By Brook Sabin
Hopes are rapidly fading for a New Zealander and two Australians missing in dense jungle in Papua New Guinea, after their helicopter is believed to have crashed.
3 News has spoken to the man co-ordinating the rescue, who revealed local villagers may have a clue to the aircraft's whereabouts.
Somewhere in the thick inhospitable jungle, their helicopter has gone down.
Today, seven other helicopters were on a desperate search to find the New Zealander and two Australians onboard.
Michael Findlater recently returned from flying in the area.
“It's essentially tiger country,” says the helicopter pilot. “It's high tree canopies, extremely high mountains, high temperatures. The aircraft is at the edge of its performance a lot of the time.”
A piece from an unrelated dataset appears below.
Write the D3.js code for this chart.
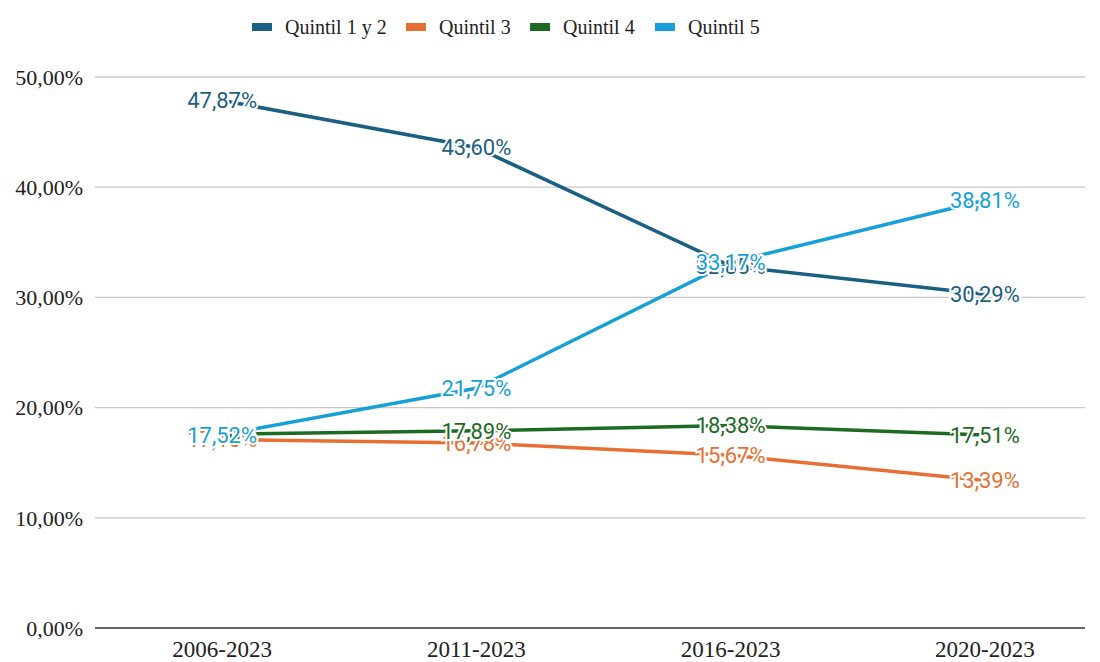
<!DOCTYPE html>
<html>
<head>
<meta charset="utf-8">
<script src="https://cdn.jsdelivr.net/npm/d3@7"></script>
<style>
body { margin: 0; background: #fff; }
.serif { font-family: "Liberation Serif", "Times New Roman", serif; }
.lbl { font-family: Roboto, "Liberation Sans", sans-serif; }
</style>
</head>
<body>
<script>
// periods on the x axis
var periods = ["2006-2023", "2011-2023", "2016-2023", "2020-2023"];
var seriesNames = ["Quintil 1 y 2", "Quintil 3", "Quintil 4", "Quintil 5"];
var q12 = [47.87, 43.60, 32.85, 30.29];
var q3 = [17.10, 16.78, 15.67, 13.39];
var q4 = [17.60, 17.89, 18.38, 17.51];
var q5 = [17.52, 21.75, 33.17, 38.81];
var colors = ["#1b5f83", "#e86f34", "#1d6a24", "#15a0d7"];
var yTicks = [0, 10, 20, 30, 40, 50];

var width = 1100, height = 662;
var plotLeft = 95, plotRight = 1085, plotTop = 77, plotBottom = 628;

var series = [q12, q3, q4, q5].map(function(v, i) {
	return { name: seriesNames[i], values: v, color: colors[i] };
});

var svg = d3.select("body").append("svg")
	.attr("width", width)
	.attr("height", height);

var x = d3.scalePoint().domain(periods).range([plotLeft, 1112]).padding(0.5);
var y = d3.scaleLinear().domain([0, 50]).range([plotBottom, plotTop]);

var fmt = function(d) { return d.toFixed(2).replace(".", ",") + "%"; };

// grid
svg.selectAll("line.grid").data(yTicks.slice(1)).enter().append("line")
	.attr("class", "grid")
	.attr("x1", plotLeft).attr("x2", plotRight)
	.attr("y1", function(d) { return y(d); })
	.attr("y2", function(d) { return y(d); })
	.attr("stroke", "#c8c8c8")
	.attr("stroke-width", 1.3);

svg.append("line")
	.attr("x1", plotLeft).attr("x2", plotRight)
	.attr("y1", y(0)).attr("y2", y(0))
	.attr("stroke", "#333")
	.attr("stroke-width", 1.5);

// y labels
svg.selectAll("text.ytick").data(yTicks).enter().append("text")
	.attr("class", "ytick serif")
	.attr("x", 83)
	.attr("y", function(d) { return y(d); })
	.attr("dy", "0.35em")
	.attr("text-anchor", "end")
	.attr("font-size", "22px")
	.attr("fill", "#222")
	.text(fmt);

// x labels
svg.selectAll("text.xtick").data(periods).enter().append("text")
	.attr("class", "xtick serif")
	.attr("x", function(d) { return x(d); })
	.attr("y", 657)
	.attr("text-anchor", "middle")
	.attr("font-size", "23px")
	.attr("fill", "#222")
	.text(function(d) { return d; });

var line = d3.line()
	.x(function(d, i) { return x(periods[i]); })
	.y(function(d) { return y(d); });

svg.selectAll("path.series").data(series).enter().append("path")
	.attr("class", "series")
	.attr("d", function(s) { return line(s.values); })
	.attr("fill", "none")
	.attr("stroke", function(s) { return s.color; })
	.attr("stroke-width", 3.5);

// data labels, white halo
series.forEach(function(s) {
	svg.selectAll(null).data(s.values).enter().append("text")
		.attr("class", "lbl")
		.attr("x", function(d, i) { return x(periods[i]); })
		.attr("y", function(d) { return y(d); })
		.attr("dy", "0.35em")
		.attr("text-anchor", "middle")
		.attr("font-size", "22px")
		.attr("fill", s.color)
		.attr("stroke", "#fff")
		.attr("stroke-width", 4)
		.attr("paint-order", "stroke")
		.text(fmt);
});

// legend
var legendX = [252, 406, 530, 655];
var lg = svg.selectAll("g.legend").data(series).enter().append("g")
	.attr("class", "legend")
	.attr("transform", function(d, i) { return "translate(" + legendX[i] + ",0)"; });
lg.append("rect")
	.attr("x", 0).attr("y", 23)
	.attr("width", 20).attr("height", 8)
	.attr("fill", function(d) { return d.color; });
lg.append("text")
	.attr("class", "serif")
	.attr("x", 33).attr("y", 34)
	.attr("font-size", "20px")
	.attr("fill", "#222")
	.text(function(d) { return d.name; });
</script>
</body>
</html>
The helicopter, a Bell 206 had just left a drilling site in Mount Hagen on Friday afternoon.
Five minutes later, it broadcast a mayday call.
But searchers have been unable to pick up the helicopter's emergency locator beacon.
“If they go into a high tree canopy, depending on how the accident came about, the tree canopy can actually fold back over relatively quickly in a short time, and unless they have satellite tracking in the aircraft it can actually be very, very difficult to locate it,” says Mr Findlater.
A team of ground searchers reached a village near Mount Hagen today.
They got one tenuous clue.
“The information we've got from the villagers is they may have heard an aircraft flying past, but we cannot tell whether it's the one we are looking for,” says search and rescue co-ordinator Andrew Tukana. "They didn't hear a crash – just the aircraft flying past."
But that could well have been one of the helicopters involved in the search.
Australian authorities have now been asked to help.
This surveillance aircraft from Darwin has arrived at the scene, and will search until nightfall.